My original argument, however, was that I consider it possible to scientifically examine contentious topics of programming. I didn't claim that it was realistic that anyone would fund such research.
To be clear, however, the main point of the entire article is that we can't reach any conclusions about these controversial issues by arguing about them. If we wish to settle them, we'll have to invest in scientific experiments. I have no illusions that there's any desire to invest the necessary funds and work into answering these questions, but I would love to be proven wrong.
There is a huge problem in the way that we evaluate software quality. Karsten, is naming many of the reasons that make it difficult. But given that it is difficult, The only rational way to solve it without relying as heavily credentials, personality and repetition. Is to establish guidelines and have multiple opionins/measurements of code samples.

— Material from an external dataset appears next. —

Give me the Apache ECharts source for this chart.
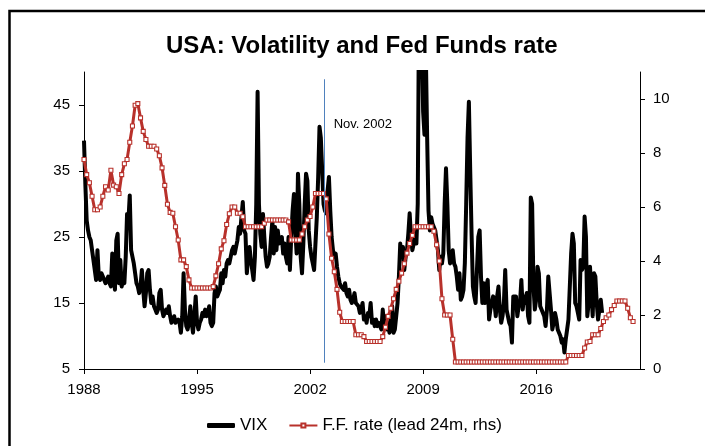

I think we overvalue experience in evaluating code. And in the contrary, there are real issues with expert bias, particularly of older programmers who have good credentials but are more financially and emotionally invested in a particular technology. In general, it is much more difficult to write good code, than to read it. Therefore, most programmers can read, understand and appreciate good code. While they may not have been able to write from scratch themselves. The only exception would be for true neophytes (which there may be ways to exclude). We also need to be leary about software qualities that are hard to grasp and evaluate. Unexplainable or unclear instinct can lead to bad outcomes.
There is real oportunity here to more scientifically quantify aspects of code quality. I wish more people devoted time to it.